Recruiting diverse Trustee boards

08 November 2023

This week is Trustees’ Week – and here at Higgs, we’re celebrating with articles about the hot topics in the charity and not-for-profit arena.

Today, Ellie Williams, Associate in Higgs’ Charity and Not-for-Profit team, discusses the importance of diversity on trustee boards.

What is it and why is it important?

The Charity Governance Code states that Board diversity, in the widest sense, is important because it creates more balanced decision-making and increases a charity’s legitimacy and impact. A diverse board with a range of knowledge, skills, and experiences helps the charity manage challenges that may arise and think flexibly.

The conclusions in the Charity Commission’s report on public trust in charities 2023 suggest that the public has a greater level of trust in charities with a close connection with the local community. One way trust can be reinforced is by having a trustee board representing the community it serves.

Charity trustee vacancies are high. Reach Volunteering (a charity that connects trustee vacancies with trustee volunteers) lists more than 1,200 Trustee/Governor vacancies across the UK. 

Where to start?

An effective trustee board is essential for the successful operation of a charity, and identifying the best trustee for the role is extremely important. The existing trustees will be best placed to start any search by conducting a skills and experience audit amongst themselves to identify gaps that can helpfully be filled through the appointment of a new trustee(s). 

It won’t always be possible for a trustee board to cover all areas of expertise. Sometimes, it will be preferable, or even essential, for professional advice to be sought externally, even if there is professional expertise within the trustee body (for example, an auditor or surveyor).

The process

The starting point when appointing trustees is to look at what the charity’s governing document says, as it will set out the process required for appointing trustees. The process involved will vary depending on the legal structure of your charity. Also, remember to check the eligibility of any prospective trustees.

One way to reach a broader range of potential trustees is to avoid the typical “word of mouth” approach to trustee recruitment and conduct a more formal recruitment process. This can include preparing a role description, advertising the role and making it clear that people with a diverse range of backgrounds, experience and knowledge are encouraged to apply.

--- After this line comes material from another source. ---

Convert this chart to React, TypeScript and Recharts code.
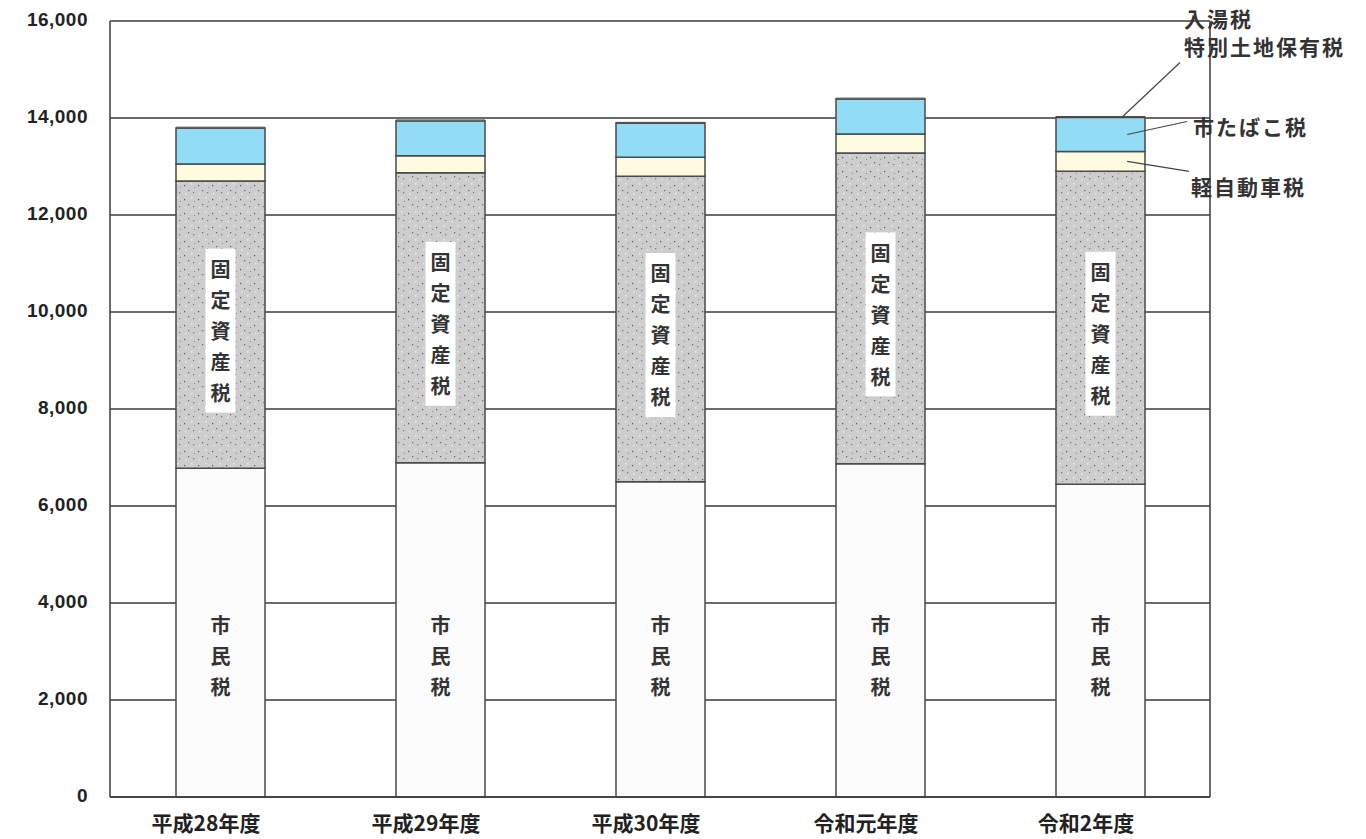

Making sure that a proper induction is carried out with new trustees will help them feel comfortable and confident in their new role. This can include ensuring they have access to key documents and understanding policies and procedures, for example. As part of this process, it is important to ensure that all trustees are welcomed and that their point of view is listened to. The Chair of trustees can play an important part in this by ensuring all of the trustees have the opportunity to contribute to discussions during meetings.

Removing barriers to involvement 

Research shows that many trustees are retired, which makes sense as they are likely to have more spare time to commit to a trustee role and will provide valuable knowledge and experience. There are a number of things the trustees can do, however, to widen the pool of potential trustees to those who might otherwise face barriers to becoming involved, for example:

  • Holding meetings via video call to enable trustees to participate with minimal travel time and cost, and as well as assisting those with childcare or other caring responsibilities who might not be able to attend in person. The ability to make decisions in this way should be included in the charity’s constitution.
  • Considering the scheduling of the meetings so they are set at times that are more convenient for those with caring/work responsibilities.
  • Putting in place policies and procedures to ensure timely reimbursement of legitimate trustee expenses, including transport, meals and childcare costs.

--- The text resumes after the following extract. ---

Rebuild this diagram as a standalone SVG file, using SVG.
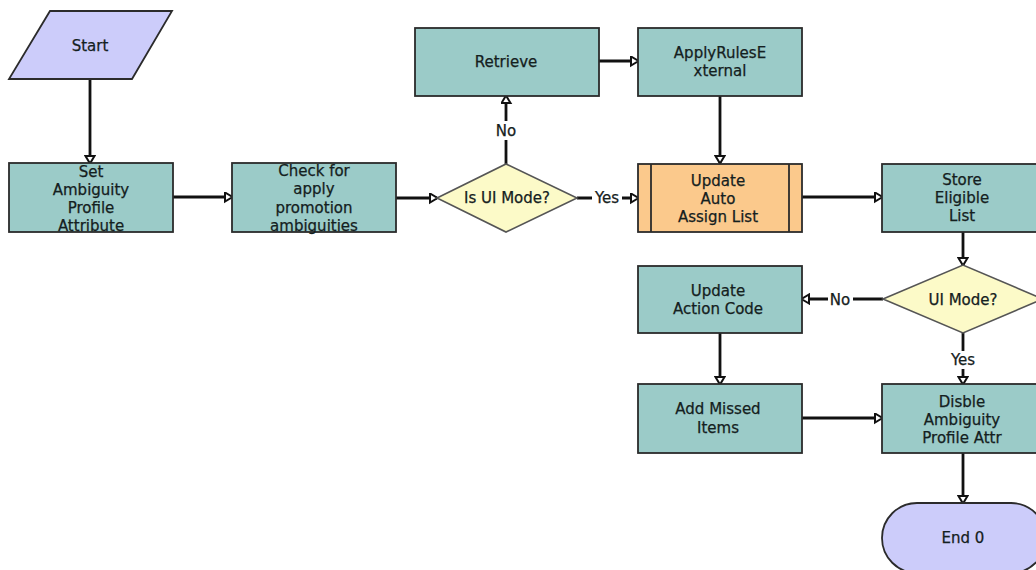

In certain, limited situations, it might be possible for a trustee to be paid for acting as trustee. This would need specific consent from the Charity Commission or the Court, either for a specific arrangement or for provision to be included within the charity’s constitution. 

The Charity Commission’s guidance explains that “if trustee boards are convinced that only payment of a more direct benefit will enable them to obtain the skills, experience, and diversity they need for the charity, the Commission will consider a reasoned case” for payment of a trustee. 

This includes situations where not all trustees are able to give their time freely and the Commission accepts that “in some cases, particularly where loss of earnings will cause hardship, an element of financial compensation might be justified.” This is not a common approach, and a thorough application to the Commission explaining why it is in the best interests of the charity.

A further option is the appointment of user/beneficiary trustees to ensure there is diverse representation of skills, experience and backgrounds on the board.